Fahrenthold: Trump was ‘hard to reach, slow to respond’ during siege of Capitol
As we continue to learn more about the events leading up to last Wednesday’s siege of the U.S. Capitol, the president’s own role in inciting a mob of his supporters has come into question.
As Washington Post reporter David Fahrenthold describes, both Republicans and Democrats were attempting to contact President Trump, asking for him to send in the National Guard and call off his supporters.
“Trump was hard to reach because he was watching it all on television, and was then slow to respond,” Fahrenthold told KIRO Radio’s Dave Ross.
According to ex-Capitol Police Chief Steven Sund — who resigned following last Wednesday’s violence — National Guard assistance was denied or delayed six times prior to and during the attack.
Ultimately, National Guard troops arrived three hours after the mob had begun storming the U.S. Capitol.

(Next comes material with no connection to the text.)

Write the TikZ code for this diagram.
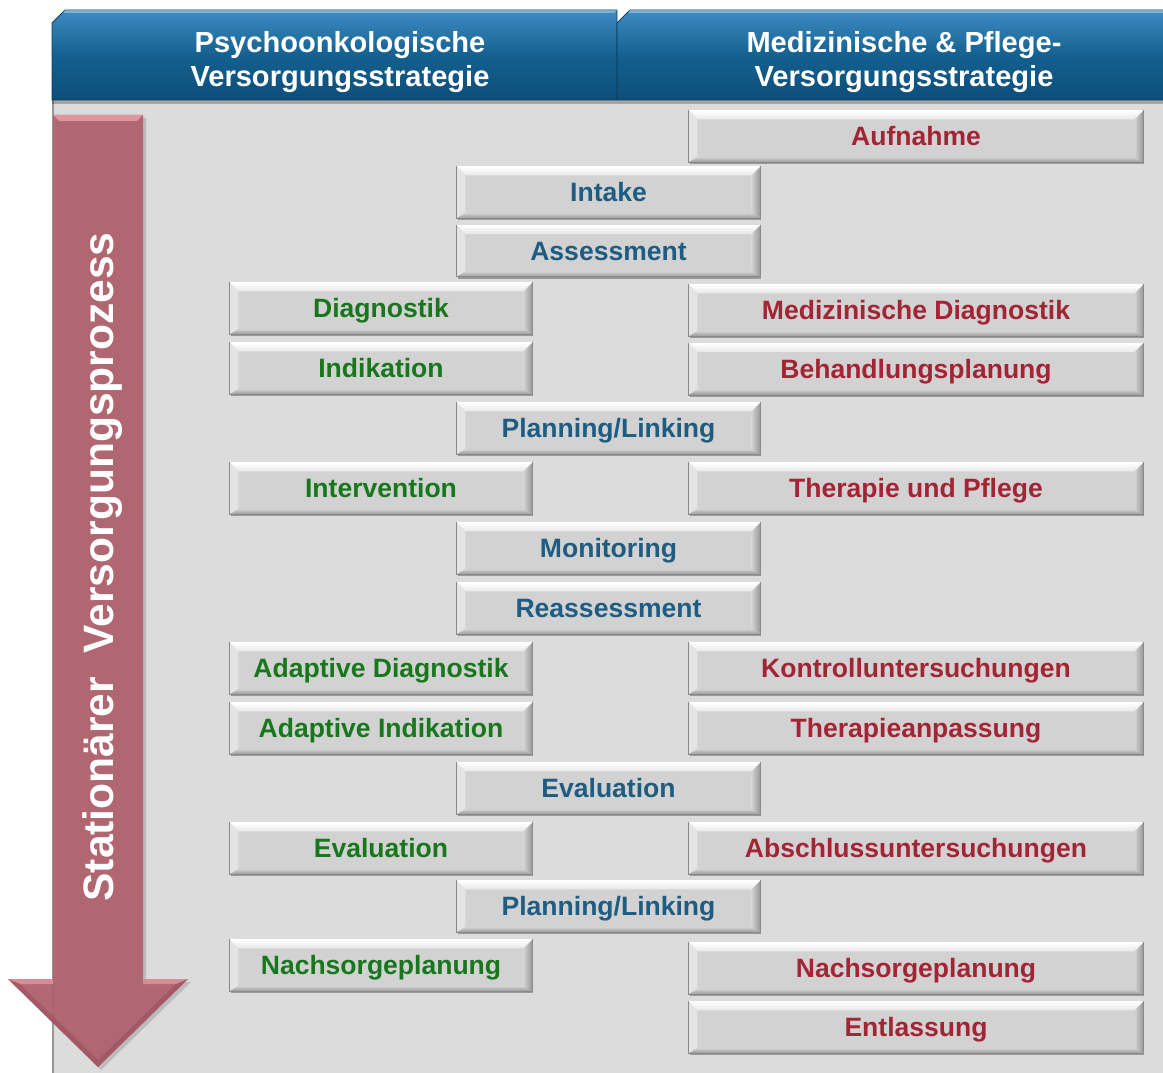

Meanwhile, President Trump had issued a video telling the crowd to go home, but also telling them, “we love you.”
“The very least he could do was to tell people to go home, and he did so in a way that complimented them and sort of showed that he was still with them, even as he was telling [them] to go,” Fahrenthold said. “I should say that I don’t think that video had much of any effect on the people who were in the Capitol — they kept rampaging until they were thrown out.”
On Tuesday, Trump spoke to the media for the first time in over a month, claiming that a speech he delivered in front of the White House to supporters shortly before they stormed the Capitol “was totally appropriate.”
Fahrenthold contests that assessment himself, pointing out that Trump had urged the crowd to march to the Capitol.
“I think you know what Trump said on Wednesday, encouraging folks to head down to the Capitol,” he noted. “That was the only proximate cause of that insurrection — that wouldn’t have happened if it hadn’t been for Trump.”